***** Source data *****

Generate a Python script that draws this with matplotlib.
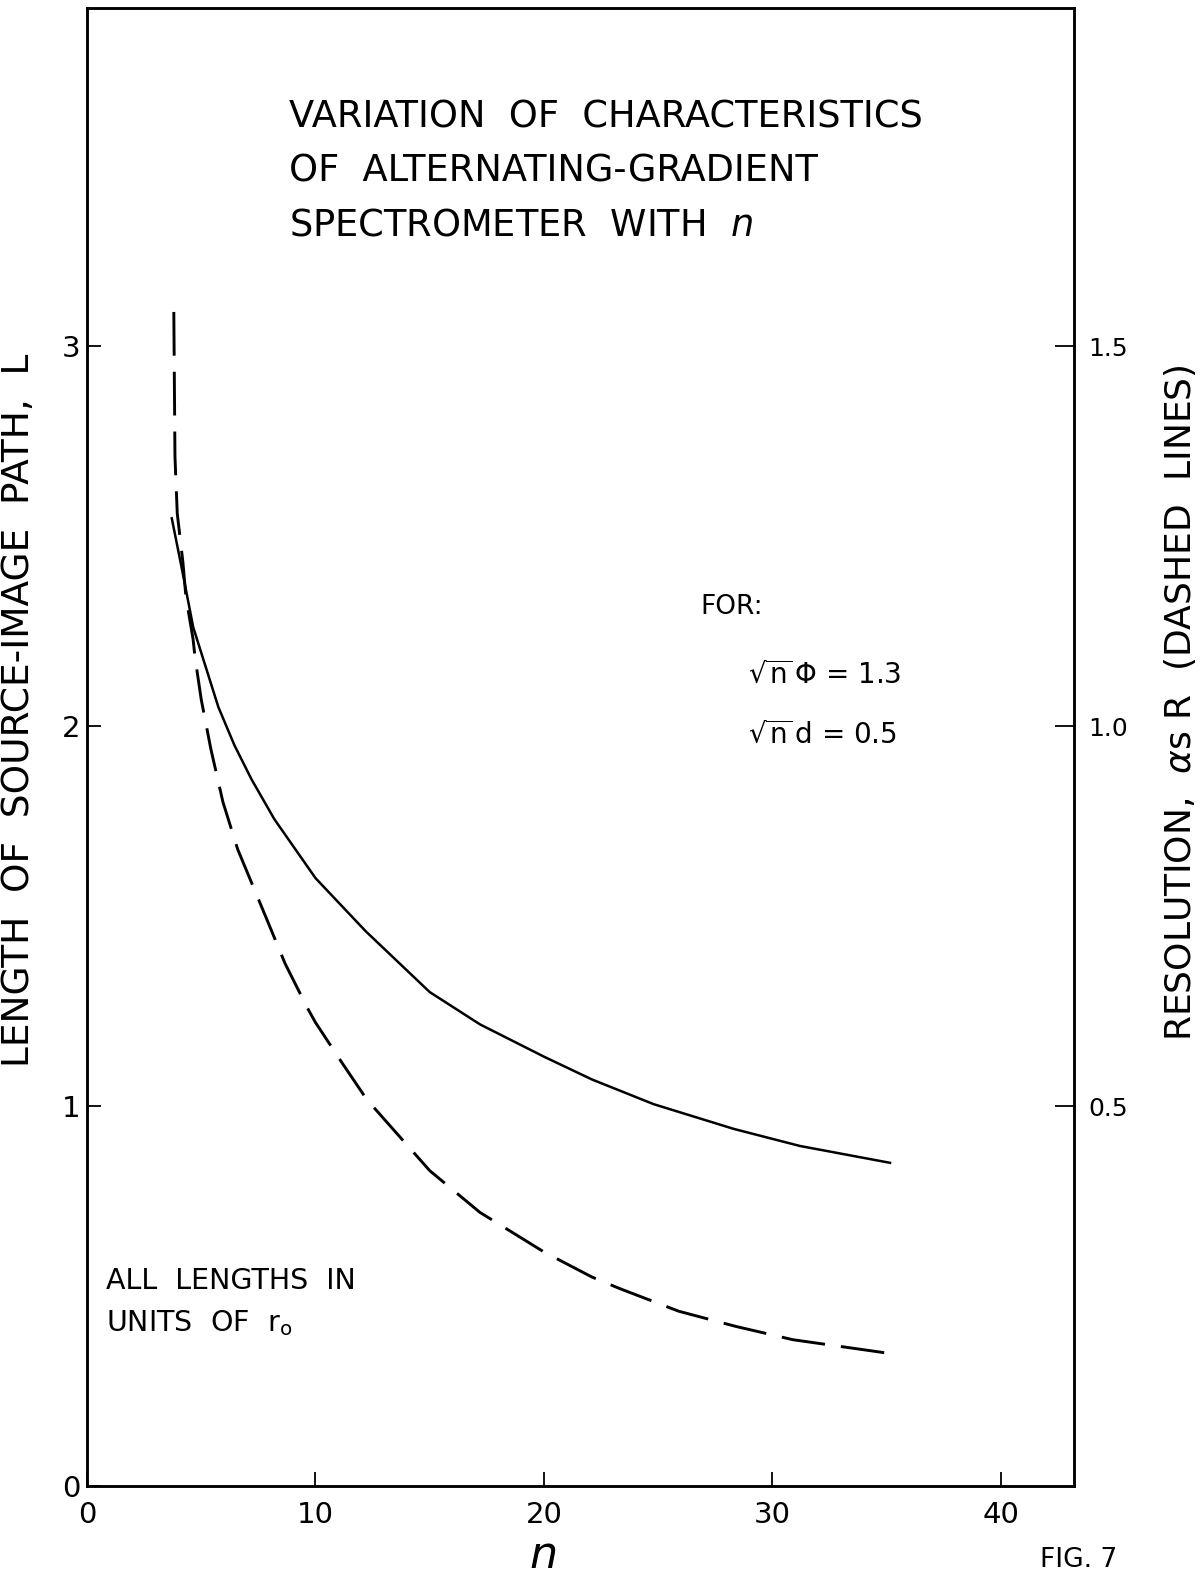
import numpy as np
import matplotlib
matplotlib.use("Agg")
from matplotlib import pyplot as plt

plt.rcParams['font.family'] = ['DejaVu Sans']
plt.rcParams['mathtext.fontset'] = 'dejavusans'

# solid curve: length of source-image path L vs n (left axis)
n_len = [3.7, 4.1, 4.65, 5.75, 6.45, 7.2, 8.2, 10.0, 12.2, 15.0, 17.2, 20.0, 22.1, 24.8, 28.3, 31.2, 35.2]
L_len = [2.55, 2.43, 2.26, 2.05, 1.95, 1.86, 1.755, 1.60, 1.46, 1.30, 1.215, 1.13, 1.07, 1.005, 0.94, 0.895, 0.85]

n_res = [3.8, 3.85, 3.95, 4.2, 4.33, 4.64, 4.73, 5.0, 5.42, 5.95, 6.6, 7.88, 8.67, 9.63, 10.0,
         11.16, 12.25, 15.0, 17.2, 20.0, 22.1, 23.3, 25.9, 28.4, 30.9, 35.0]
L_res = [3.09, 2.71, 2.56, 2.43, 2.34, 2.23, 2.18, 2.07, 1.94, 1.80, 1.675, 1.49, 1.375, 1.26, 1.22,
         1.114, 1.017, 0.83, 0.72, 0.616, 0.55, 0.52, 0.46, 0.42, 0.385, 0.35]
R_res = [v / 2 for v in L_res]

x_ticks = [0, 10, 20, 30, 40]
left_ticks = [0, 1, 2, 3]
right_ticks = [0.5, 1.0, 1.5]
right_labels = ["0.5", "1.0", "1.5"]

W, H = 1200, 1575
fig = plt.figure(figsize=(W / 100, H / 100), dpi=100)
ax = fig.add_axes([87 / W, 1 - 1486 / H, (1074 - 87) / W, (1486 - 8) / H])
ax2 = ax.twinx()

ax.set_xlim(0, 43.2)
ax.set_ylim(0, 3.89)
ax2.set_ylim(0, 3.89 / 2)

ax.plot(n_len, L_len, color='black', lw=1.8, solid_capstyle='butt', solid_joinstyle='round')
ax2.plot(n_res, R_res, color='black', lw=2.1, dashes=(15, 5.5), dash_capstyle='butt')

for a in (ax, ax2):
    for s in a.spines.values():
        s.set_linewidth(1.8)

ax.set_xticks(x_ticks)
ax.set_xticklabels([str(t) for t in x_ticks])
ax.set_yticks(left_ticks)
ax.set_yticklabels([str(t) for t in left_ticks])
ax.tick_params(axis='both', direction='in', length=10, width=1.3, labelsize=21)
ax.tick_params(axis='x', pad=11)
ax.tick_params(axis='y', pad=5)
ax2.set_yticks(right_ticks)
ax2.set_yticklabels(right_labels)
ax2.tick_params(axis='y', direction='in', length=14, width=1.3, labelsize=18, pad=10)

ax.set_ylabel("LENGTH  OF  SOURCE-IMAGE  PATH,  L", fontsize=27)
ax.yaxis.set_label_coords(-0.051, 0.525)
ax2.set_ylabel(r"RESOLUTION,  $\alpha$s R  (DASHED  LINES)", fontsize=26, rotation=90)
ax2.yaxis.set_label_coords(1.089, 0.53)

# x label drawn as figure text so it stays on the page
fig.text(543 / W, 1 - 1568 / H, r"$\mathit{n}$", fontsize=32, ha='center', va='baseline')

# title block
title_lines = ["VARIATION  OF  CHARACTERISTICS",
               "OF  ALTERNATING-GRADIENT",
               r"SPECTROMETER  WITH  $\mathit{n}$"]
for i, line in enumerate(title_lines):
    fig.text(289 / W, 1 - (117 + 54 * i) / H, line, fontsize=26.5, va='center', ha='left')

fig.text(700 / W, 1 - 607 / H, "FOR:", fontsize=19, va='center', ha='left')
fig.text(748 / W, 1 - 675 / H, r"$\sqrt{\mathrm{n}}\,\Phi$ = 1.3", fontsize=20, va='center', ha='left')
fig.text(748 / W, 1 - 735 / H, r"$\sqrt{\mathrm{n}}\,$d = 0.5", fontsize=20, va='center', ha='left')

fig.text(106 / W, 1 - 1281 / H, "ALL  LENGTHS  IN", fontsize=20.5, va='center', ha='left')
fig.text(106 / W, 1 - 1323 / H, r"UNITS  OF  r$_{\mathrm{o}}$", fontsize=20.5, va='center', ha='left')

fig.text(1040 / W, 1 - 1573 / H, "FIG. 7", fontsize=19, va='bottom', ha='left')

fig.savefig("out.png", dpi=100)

*****

● **Task description**: List every line above containing the word "matplotlib".

● **Finished answer**:
Generate a Python script that draws this with matplotlib.
import matplotlib
matplotlib.use("Agg")
from matplotlib import pyplot as plt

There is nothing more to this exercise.